Study Compares Emergent vs. Traditional Companies, Employees Weigh In
Using findings from the recent study, Spherion comprised three best practices for companies focused on adopting “emergent” or next generation practices for increased retention, engagement, motivation and productivity. They are:
1.. ADVANCE: Emergent companies most likely to offer career development programs
The study showed that just 28 percent of workers are extremely or very satisfied with their current growth and earnings potential, while 29 percent strongly agree that they have a clear understanding of the opportunities for advancement that exist at their current organizations.
- The data comparisons offerings between traditional and emergent companies:
- Tuition assistance (56% traditional vs. 81% emergent)
- Online career development tools (33% traditional vs. 64% emergent)
- Mentoring (49% traditional vs. 84% emergent)
- Individual career paths (36% traditional vs. 76% emergent)

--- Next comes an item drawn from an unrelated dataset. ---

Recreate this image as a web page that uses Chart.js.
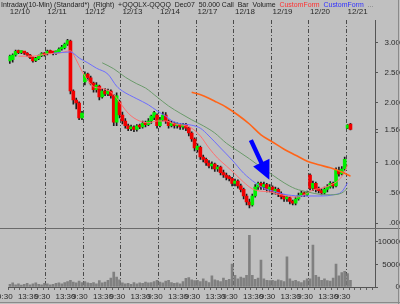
<!DOCTYPE html>
<html><head><meta charset="utf-8">
<script src="https://cdn.jsdelivr.net/npm/chart.js@4/dist/chart.umd.min.js"></script>
<style>
html,body{margin:0;padding:0;background:#c0c0c0;}
#wrap{position:relative;width:400px;height:304px;overflow:hidden;background:#c0c0c0;}
#title{position:absolute;left:1px;top:0px;font-size:8px;font-family:'Liberation Sans Narrow','Liberation Sans',Arial,sans-serif;color:#202020;white-space:nowrap;transform-origin:0 0;line-height:9px;}
#title .r{color:#ff3030}#title .b{color:#3030ff}#title .g{color:#707070}
canvas{position:absolute;left:0;top:0;}
#edgeR{position:absolute;left:398px;top:0;width:1px;height:304px;background:#8a8a8a}
#edgeB{position:absolute;left:0;top:302px;width:400px;height:1px;background:#8a8a8a}
</style></head>
<body><div id="wrap">
<canvas id="c" width="400" height="304"></canvas>
<div id="title">Intraday(10-Min) (Standard*)&nbsp; (Right)&nbsp; +QQQLX-QQQQ&nbsp; Dec07&nbsp; 50.000 Call&nbsp; Bar&nbsp; Volume&nbsp; <span class="r">CustomForm</span>&nbsp; <span class="b">CustomForm</span>&nbsp; <span class="g">...</span></div>
<div id="edgeR"></div><div id="edgeB"></div>
</div>
<script>
// ---- data ----
const days = ['12/10','12/11','12/12','12/13','12/14','12/17','12/18','12/19','12/20','12/21'];
const times = ['9:30','10:00','10:30','11:00','11:30','12:00','12:30','13:00','13:30','14:00','14:30','15:00','15:30'];
const bottomTimes = ['9:30','13:30'];
const priceTicks = [0, 0.5, 1, 1.5, 2, 2.5, 3];
const volumeTicks = [0, 5000, 10000];
const lastPrice = 1.56;

const open = [
 2.70,2.72,2.80,2.86,2.84,2.85,2.83,2.80,2.76,2.71,2.74,2.79,2.82,
 2.82,2.86,2.84,2.83,2.85,2.90,2.92,2.98,3.03,2.20,2.05,2.00,1.75,
 2.35,2.48,2.42,2.33,2.22,2.28,2.10,2.20,2.15,2.20,2.12,1.68,2.02,
 1.80,1.70,1.62,1.57,1.60,1.56,1.62,1.60,1.66,1.64,1.70,1.76,1.80,
 1.62,1.72,1.80,1.70,1.62,1.66,1.62,1.64,1.60,1.64,1.58,1.50,1.40,
 1.22,1.26,1.10,1.06,1.00,0.95,0.98,0.90,0.93,0.84,0.80,0.76,0.74,
 0.66,0.70,0.62,0.56,0.45,0.35,0.30,0.45,0.60,0.66,0.60,0.64,0.56,
 0.60,0.52,0.56,0.48,0.44,0.40,0.42,0.36,0.33,0.40,0.46,0.50,0.47,
 0.80,0.58,0.66,0.56,0.54,0.50,0.56,0.60,0.66,0.62,0.86,0.82,0.90,
 1.58,1.65];
const high = [
 2.80,2.82,2.88,2.88,2.87,2.86,2.84,2.81,2.77,2.76,2.80,2.84,2.84,
 2.88,2.88,2.86,2.87,2.92,2.96,3.00,3.06,3.05,2.22,2.08,2.02,1.86,
 2.52,2.50,2.45,2.35,2.34,2.30,2.24,2.24,2.23,2.22,2.14,2.17,2.05,
 1.85,1.74,1.65,1.63,1.62,1.64,1.65,1.70,1.70,1.74,1.80,1.86,1.82,
 1.76,1.85,1.84,1.72,1.70,1.68,1.67,1.66,1.66,1.66,1.60,1.52,1.42,
 1.32,1.28,1.13,1.08,1.04,1.02,1.00,0.96,0.95,0.88,0.83,0.79,0.76,
 0.73,0.72,0.65,0.58,0.48,0.40,0.48,0.64,0.68,0.68,0.68,0.66,0.64,
 0.62,0.60,0.58,0.52,0.47,0.45,0.44,0.38,0.43,0.50,0.53,0.52,0.53,
 0.82,0.70,0.68,0.60,0.57,0.60,0.64,0.69,0.68,0.92,0.93,0.94,1.10,
 1.64,1.66];
const low = [
 2.66,2.68,2.78,2.82,2.82,2.81,2.78,2.74,2.68,2.69,2.72,2.77,2.78,
 2.80,2.82,2.80,2.81,2.84,2.88,2.90,2.96,2.15,1.98,1.90,1.72,1.72,
 2.30,2.38,2.30,2.18,2.18,2.05,2.08,2.12,2.12,2.08,1.62,1.62,1.75,
 1.65,1.58,1.54,1.54,1.52,1.53,1.57,1.58,1.60,1.62,1.66,1.72,1.58,
 1.60,1.70,1.66,1.58,1.60,1.58,1.58,1.56,1.56,1.54,1.45,1.36,1.20,
 1.18,1.06,1.02,0.96,0.92,0.90,0.86,0.86,0.80,0.76,0.72,0.70,0.62,
 0.62,0.58,0.52,0.40,0.30,0.25,0.28,0.43,0.56,0.56,0.56,0.52,0.52,
 0.48,0.48,0.44,0.40,0.36,0.36,0.32,0.30,0.30,0.38,0.44,0.44,0.45,
 0.55,0.54,0.52,0.50,0.47,0.48,0.52,0.58,0.58,0.60,0.78,0.80,0.88,
 1.57,1.55];
const close = [
 2.78,2.80,2.86,2.84,2.85,2.83,2.80,2.76,2.70,2.74,2.79,2.82,2.80,
 2.86,2.84,2.83,2.85,2.90,2.93,2.98,3.04,2.20,2.05,2.00,1.75,1.83,
 2.48,2.42,2.33,2.22,2.30,2.10,2.20,2.15,2.20,2.12,1.68,2.12,1.80,
 1.70,1.62,1.57,1.60,1.56,1.62,1.60,1.66,1.64,1.70,1.78,1.84,1.62,
 1.72,1.80,1.70,1.62,1.66,1.62,1.64,1.60,1.64,1.58,1.50,1.40,1.25,
 1.28,1.10,1.06,1.00,0.95,0.98,0.90,0.93,0.84,0.80,0.76,0.74,0.66,
 0.70,0.62,0.56,0.45,0.35,0.30,0.45,0.60,0.66,0.60,0.64,0.56,0.60,
 0.52,0.56,0.48,0.44,0.40,0.42,0.36,0.33,0.40,0.46,0.50,0.47,0.50,
 0.58,0.66,0.56,0.54,0.50,0.56,0.60,0.66,0.62,0.88,0.82,0.90,1.06,
 1.63,1.56];
const volume = [
 600,900,500,700,400,600,800,500,700,900,600,500,800,
 700,500,600,800,900,700,1000,1200,1500,1100,900,1300,1000,
 1200,900,800,1000,700,1400,900,1100,1500,2000,3300,2200,1600,
 900,700,800,600,1000,700,900,800,1100,900,1000,1200,1500,
 1100,900,1300,1500,1000,800,900,700,1200,1900,2100,1600,1400,
 1500,1200,1800,1300,1000,2500,1600,1400,1200,2000,1500,1700,5100,
 2600,1800,2200,2000,2600,11500,2600,1700,2000,6000,1800,1500,1400,
 1500,1300,1600,1400,1200,6700,1800,1300,1500,1200,1000,1400,1800,
 1800,9300,2600,2200,1500,1800,1400,1300,2000,5100,2500,3200,3500,
 3000,1500];
// moving averages: [bar index, value]
const maRed = [[3,2.78],[8,2.78],[13,2.82],[17,2.83],[21,2.87],[23,2.72],[25,2.53],[27,2.38],[29,2.27],[31,2.25],[33,2.23],[35,2.18],[37,2.08],[39,1.95],[41,1.83],[43,1.75],[45,1.70],[48,1.67],[51,1.70],[54,1.70],[57,1.65],[60,1.63],[63,1.58],[66,1.45],[69,1.25],[72,1.08],[75,0.95],[78,0.82],[81,0.68],[84,0.57],[87,0.53],[90,0.52],[93,0.48],[96,0.45],[99,0.43],[102,0.47],[105,0.55],[108,0.58],[111,0.63],[114,0.72],[116,0.85],[117,0.97]];
const maBlue = [[15,2.83],[21,2.85],[22,2.83],[24,2.75],[27,2.67],[30,2.58],[34,2.48],[37,2.28],[39,2.20],[44,2.07],[48,1.97],[51,1.87],[54,1.78],[57,1.68],[60,1.65],[63,1.63],[66,1.58],[69,1.45],[73,1.25],[77,1.05],[81,0.83],[85,0.67],[88,0.58],[92,0.52],[96,0.47],[102,0.45],[108,0.45],[112,0.47],[115,0.52],[117,0.67]];
const maGreen = [[32,2.67],[36,2.57],[40,2.43],[44,2.32],[47,2.25],[51,2.10],[55,1.95],[59,1.83],[63,1.72],[67,1.62],[71,1.50],[75,1.33],[79,1.20],[83,1.07],[87,0.93],[91,0.80],[95,0.67],[99,0.57],[103,0.52],[107,0.48],[111,0.47],[115,0.50],[117,0.58]];
const maOrange = [[63,2.18],[67,2.12],[71,2.03],[75,1.93],[79,1.80],[83,1.65],[87,1.47],[91,1.35],[95,1.23],[99,1.13],[103,1.03],[107,0.97],[111,0.92],[115,0.85],[118,0.78]];
const arrowTail = [83.5, 1.38];
const arrowTip = [89.9, 0.72];

// ---- build ----
const allLabels = [];
days.forEach(d => times.forEach(t => allLabels.push(d + ' ' + t)));
const labels = allLabels.slice(0, 127);
const FONT = "'Liberation Sans Narrow','Liberation Sans',Arial,sans-serif";
const TXT = '#2a2a2a';
const AX = '#555555';
const nBars = open.length;
const ma = (pairs) => pairs.map(([i, v]) => ({x: labels[i], y: v}));

const arrowPlugin = {
  id: 'arrowAndSep',
  afterDatasetsDraw(chart) {
    const c = chart.ctx, xs = chart.scales.x, ys = chart.scales.y, yv = chart.scales.yv;
    // panel separator
    c.save();
    c.strokeStyle = '#6a6a6a'; c.lineWidth = 1;
    c.beginPath(); c.moveTo(0, Math.round(yv.top) + 0.5); c.lineTo(400, Math.round(yv.top) + 0.5); c.stroke();
    // arrow
    const x1 = xs.getPixelForValue(arrowTail[0]), y1 = ys.getPixelForValue(arrowTail[1]);
    const x2 = xs.getPixelForValue(arrowTip[0]), y2 = ys.getPixelForValue(arrowTip[1]);
    const ang = Math.atan2(y2 - y1, x2 - x1);
    const headLen = 19, headW = 9, shaftW = 2.2;
    const bx = x2 - headLen * Math.cos(ang), by = y2 - headLen * Math.sin(ang);
    const nx = -Math.sin(ang), ny = Math.cos(ang);
    c.fillStyle = '#0000ff';
    c.beginPath();
    c.moveTo(x1 + nx * shaftW, y1 + ny * shaftW);
    c.lineTo(bx + nx * shaftW, by + ny * shaftW);
    c.lineTo(bx + nx * headW, by + ny * headW);
    c.lineTo(x2, y2);
    c.lineTo(bx - nx * headW, by - ny * headW);
    c.lineTo(bx - nx * shaftW, by - ny * shaftW);
    c.lineTo(x1 - nx * shaftW, y1 - ny * shaftW);
    c.closePath(); c.fill();
    c.restore();
  }
};

const dayStart = (i) => i > 0 && labels[i] && labels[i].split(' ')[1] === times[0];

new Chart(document.getElementById('c'), {
  type: 'bar',
  data: {
    labels: labels,
    datasets: [
      {type: 'line', label: 'MA orange', data: ma(maOrange), borderColor: '#ff6418', borderWidth: 1.6, pointRadius: 0, cubicInterpolationMode: 'monotone', yAxisID: 'y', order: 0},
      {type: 'line', label: 'MA green', data: ma(maGreen), borderColor: '#6a9a6a', borderWidth: 1, pointRadius: 0, cubicInterpolationMode: 'monotone', yAxisID: 'y', order: 0},
      {type: 'line', label: 'MA blue', data: ma(maBlue), borderColor: '#6c6cff', borderWidth: 1, pointRadius: 0, cubicInterpolationMode: 'monotone', yAxisID: 'y', order: 0},
      {type: 'line', label: 'MA red', data: ma(maRed), borderColor: '#ff6e6e', borderWidth: 1, pointRadius: 0, cubicInterpolationMode: 'monotone', yAxisID: 'y', order: 0},
      {label: 'body', data: open.map((o, i) => [o, close[i]]), yAxisID: 'y', grouped: false, barThickness: 3, minBarLength: 2,
        backgroundColor: (ctx) => close[ctx.dataIndex] >= open[ctx.dataIndex] ? '#00f000' : '#f00000', order: 1},
      {label: 'wick', data: low.map((l, i) => [l, high[i]]), yAxisID: 'y', grouped: false, barThickness: 1, backgroundColor: '#1c1c1c', order: 2},
      {label: 'volume', data: volume, yAxisID: 'yv', grouped: false, barThickness: 2, backgroundColor: '#808080', order: 3}
    ]
  },
  options: {
    responsive: false, animation: false, devicePixelRatio: 1,
    layout: {padding: {left: 5, top: 0, right: 0, bottom: 0}},
    plugins: {legend: {display: false}, tooltip: {enabled: false}},
    scales: {
      x: {
        type: 'category', position: 'bottom', offset: true,
        grid: {offset: true, drawOnChartArea: true, drawTicks: true, tickLength: 3,
          color: (ctx) => dayStart(ctx.index) ? '#4a4a4a' : 'rgba(0,0,0,0)',
          tickColor: (ctx) => ctx.index % 2 === 0 ? '#606060' : 'rgba(0,0,0,0)', lineWidth: 1},
        border: {display: true, color: AX, width: 1, dash: [4, 2, 1, 2]},
        ticks: {autoSkip: false, maxRotation: 0, minRotation: 0, padding: 2, labelOffset: -5,
          font: {family: FONT, size: 8}, color: TXT,
          callback: (v, i) => { const t = labels[i].split(' ')[1]; return (i < nBars && bottomTimes.includes(t)) ? t : ''; }},
        afterFit: (s) => { s.height = 17; }
      },
      x2: {
        type: 'category', position: 'top', offset: true,
        grid: {display: false, drawTicks: false}, border: {display: false},
        ticks: {autoSkip: false, maxRotation: 0, minRotation: 0, padding: 3, align: 'start', labelOffset: 0,
          font: {family: FONT, size: 8}, color: TXT,
          callback: (v, i) => { const [d, t] = labels[i].split(' '); return t === times[0] ? d : ''; }},
        afterFit: (s) => { s.height = 20; }
      },
      y: {
        type: 'linear', position: 'right', stack: 'panels', stackWeight: 208,
        min: -0.0833, max: 3.383,
        grid: {display: true, drawOnChartArea: false, drawTicks: true, tickLength: 3, color: AX},
        border: {display: true, color: AX},
        ticks: {font: {family: FONT, size: 8}, color: TXT, padding: 3, crossAlign: 'far',
          showLabelBackdrop: (ctx) => !!ctx.tick && ctx.tick.value === lastPrice,
          backdropColor: '#c0c0c0', backdropPadding: 1,
          callback: (v) => v.toFixed(2).replace(/^0/, '')},
        afterBuildTicks: (s) => { s.ticks = priceTicks.map(v => ({value: v})).concat([{value: lastPrice}]); },
        afterFit: (s) => { s.width = 25; }
      },
      yv: {
        type: 'linear', position: 'right', stack: 'panels', stackWeight: 59,
        min: 0, max: 13100,
        grid: {display: true, drawOnChartArea: false, drawTicks: true, tickLength: 3, color: AX},
        border: {display: true, color: AX},
        ticks: {font: {family: FONT, size: 8}, color: TXT, padding: 1, crossAlign: 'far',
          callback: (v) => String(v)},
        afterBuildTicks: (s) => { s.ticks = volumeTicks.map(v => ({value: v})); },
        afterFit: (s) => { s.width = 25; }
      }
    }
  },
  plugins: [arrowPlugin]
});

// fit title width
const tt = document.getElementById('title');
const w = tt.scrollWidth;
tt.style.transform = 'scaleX(' + (372 / w) + ')';
</script>
</body></html>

2. ACCOMMODATE: Emergent employers are more likely to offer formal work/life balance programs
- More than half (53 percent) of emergent companies offer flex time, compared to just 7 percent of traditional employers
- Emergent employers are nearly six times (47%) as likely than traditional employers (8%) to offer telecommuting options
- Thirty-five percent of emergent companies offer paid time off for community service compared to 12 percent of traditional employers
- One-in-four emergent employers (25%) offer sabbaticals, compared to just 4 percent of traditional companies
3. ASSOCIATE: Emergent companies are nearly twice as likely as traditional employers to use most social media
- Sixty percent of emerging employers have a social networking strategy versus 30 % of traditional companies.